Records from a dataset
[start]
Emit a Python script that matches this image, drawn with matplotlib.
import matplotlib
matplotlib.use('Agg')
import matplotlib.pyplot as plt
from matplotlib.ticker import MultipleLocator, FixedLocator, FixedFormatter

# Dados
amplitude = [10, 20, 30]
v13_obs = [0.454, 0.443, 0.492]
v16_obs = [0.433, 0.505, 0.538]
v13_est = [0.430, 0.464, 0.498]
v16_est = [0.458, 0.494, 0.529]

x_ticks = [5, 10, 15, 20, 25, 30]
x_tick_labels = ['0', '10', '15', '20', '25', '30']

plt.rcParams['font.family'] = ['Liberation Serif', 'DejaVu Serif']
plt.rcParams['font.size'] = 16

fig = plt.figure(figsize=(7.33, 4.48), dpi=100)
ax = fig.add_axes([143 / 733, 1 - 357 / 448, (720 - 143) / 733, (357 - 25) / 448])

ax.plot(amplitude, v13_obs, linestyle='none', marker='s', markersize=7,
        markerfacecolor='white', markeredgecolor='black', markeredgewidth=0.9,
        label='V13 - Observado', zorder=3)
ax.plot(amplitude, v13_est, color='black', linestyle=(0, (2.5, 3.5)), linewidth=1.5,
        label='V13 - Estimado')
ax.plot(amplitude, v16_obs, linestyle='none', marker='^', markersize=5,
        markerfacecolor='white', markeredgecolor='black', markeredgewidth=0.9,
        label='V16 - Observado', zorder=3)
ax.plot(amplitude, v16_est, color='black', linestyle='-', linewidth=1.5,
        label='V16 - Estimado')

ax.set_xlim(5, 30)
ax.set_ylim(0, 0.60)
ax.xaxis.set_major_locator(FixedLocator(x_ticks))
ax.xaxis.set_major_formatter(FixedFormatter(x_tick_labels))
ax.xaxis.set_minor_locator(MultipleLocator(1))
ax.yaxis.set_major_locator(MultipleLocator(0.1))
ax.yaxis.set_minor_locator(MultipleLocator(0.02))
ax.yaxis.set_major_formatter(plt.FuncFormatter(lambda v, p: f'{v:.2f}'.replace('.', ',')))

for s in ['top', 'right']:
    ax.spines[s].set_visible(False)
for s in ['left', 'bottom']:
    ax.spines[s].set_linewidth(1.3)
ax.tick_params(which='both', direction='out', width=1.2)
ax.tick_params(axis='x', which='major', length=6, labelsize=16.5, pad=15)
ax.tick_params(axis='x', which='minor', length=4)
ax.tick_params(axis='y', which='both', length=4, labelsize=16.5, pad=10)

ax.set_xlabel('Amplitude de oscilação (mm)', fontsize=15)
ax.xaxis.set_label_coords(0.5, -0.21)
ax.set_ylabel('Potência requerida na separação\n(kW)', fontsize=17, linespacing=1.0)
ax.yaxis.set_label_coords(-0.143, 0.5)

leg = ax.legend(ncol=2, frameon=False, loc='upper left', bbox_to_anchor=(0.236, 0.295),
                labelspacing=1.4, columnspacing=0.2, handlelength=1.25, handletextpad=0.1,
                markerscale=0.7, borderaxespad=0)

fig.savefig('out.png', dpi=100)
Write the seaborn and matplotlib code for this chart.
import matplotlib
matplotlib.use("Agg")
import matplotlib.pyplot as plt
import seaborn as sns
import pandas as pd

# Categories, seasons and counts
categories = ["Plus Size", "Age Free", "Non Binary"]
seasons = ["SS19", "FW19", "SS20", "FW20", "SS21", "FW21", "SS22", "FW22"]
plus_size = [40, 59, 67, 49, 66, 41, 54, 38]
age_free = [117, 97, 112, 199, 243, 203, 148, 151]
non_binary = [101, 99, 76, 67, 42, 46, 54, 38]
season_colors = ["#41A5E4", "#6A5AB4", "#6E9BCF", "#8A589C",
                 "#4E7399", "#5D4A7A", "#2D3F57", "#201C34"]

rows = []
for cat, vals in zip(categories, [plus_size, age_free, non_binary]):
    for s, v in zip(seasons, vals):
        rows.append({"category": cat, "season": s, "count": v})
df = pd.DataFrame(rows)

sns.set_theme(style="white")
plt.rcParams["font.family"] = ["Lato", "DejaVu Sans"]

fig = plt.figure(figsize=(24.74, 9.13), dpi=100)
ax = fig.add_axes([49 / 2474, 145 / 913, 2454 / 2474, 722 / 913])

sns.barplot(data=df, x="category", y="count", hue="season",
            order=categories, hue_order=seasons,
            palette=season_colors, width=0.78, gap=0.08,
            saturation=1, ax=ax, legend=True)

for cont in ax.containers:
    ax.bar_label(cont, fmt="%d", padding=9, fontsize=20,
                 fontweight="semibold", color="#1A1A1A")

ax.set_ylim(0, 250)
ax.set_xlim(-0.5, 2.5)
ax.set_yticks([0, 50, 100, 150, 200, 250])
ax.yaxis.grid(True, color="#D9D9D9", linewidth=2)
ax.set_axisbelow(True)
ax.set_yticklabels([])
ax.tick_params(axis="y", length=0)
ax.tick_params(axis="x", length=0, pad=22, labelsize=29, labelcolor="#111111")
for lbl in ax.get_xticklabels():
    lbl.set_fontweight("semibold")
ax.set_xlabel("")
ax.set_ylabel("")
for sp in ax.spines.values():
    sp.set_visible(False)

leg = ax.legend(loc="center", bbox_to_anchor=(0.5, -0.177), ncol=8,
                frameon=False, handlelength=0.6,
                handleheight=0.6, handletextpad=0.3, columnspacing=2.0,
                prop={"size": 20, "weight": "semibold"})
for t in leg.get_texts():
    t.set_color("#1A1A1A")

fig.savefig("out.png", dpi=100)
[end]
SHORT EXERCISE
Above are the records; please copy exactly their first line and each line after it through the line containing "ax = fig.add_axes([143", and no line after that.

FULL OUTPUT
Emit a Python script that matches this image, drawn with matplotlib.
import matplotlib
matplotlib.use('Agg')
import matplotlib.pyplot as plt
from matplotlib.ticker import MultipleLocator, FixedLocator, FixedFormatter

# Dados
amplitude = [10, 20, 30]
v13_obs = [0.454, 0.443, 0.492]
v16_obs = [0.433, 0.505, 0.538]
v13_est = [0.430, 0.464, 0.498]
v16_est = [0.458, 0.494, 0.529]

x_ticks = [5, 10, 15, 20, 25, 30]
x_tick_labels = ['0', '10', '15', '20', '25', '30']

plt.rcParams['font.family'] = ['Liberation Serif', 'DejaVu Serif']
plt.rcParams['font.size'] = 16

fig = plt.figure(figsize=(7.33, 4.48), dpi=100)
ax = fig.add_axes([143 / 733, 1 - 357 / 448, (720 - 143) / 733, (357 - 25) / 448])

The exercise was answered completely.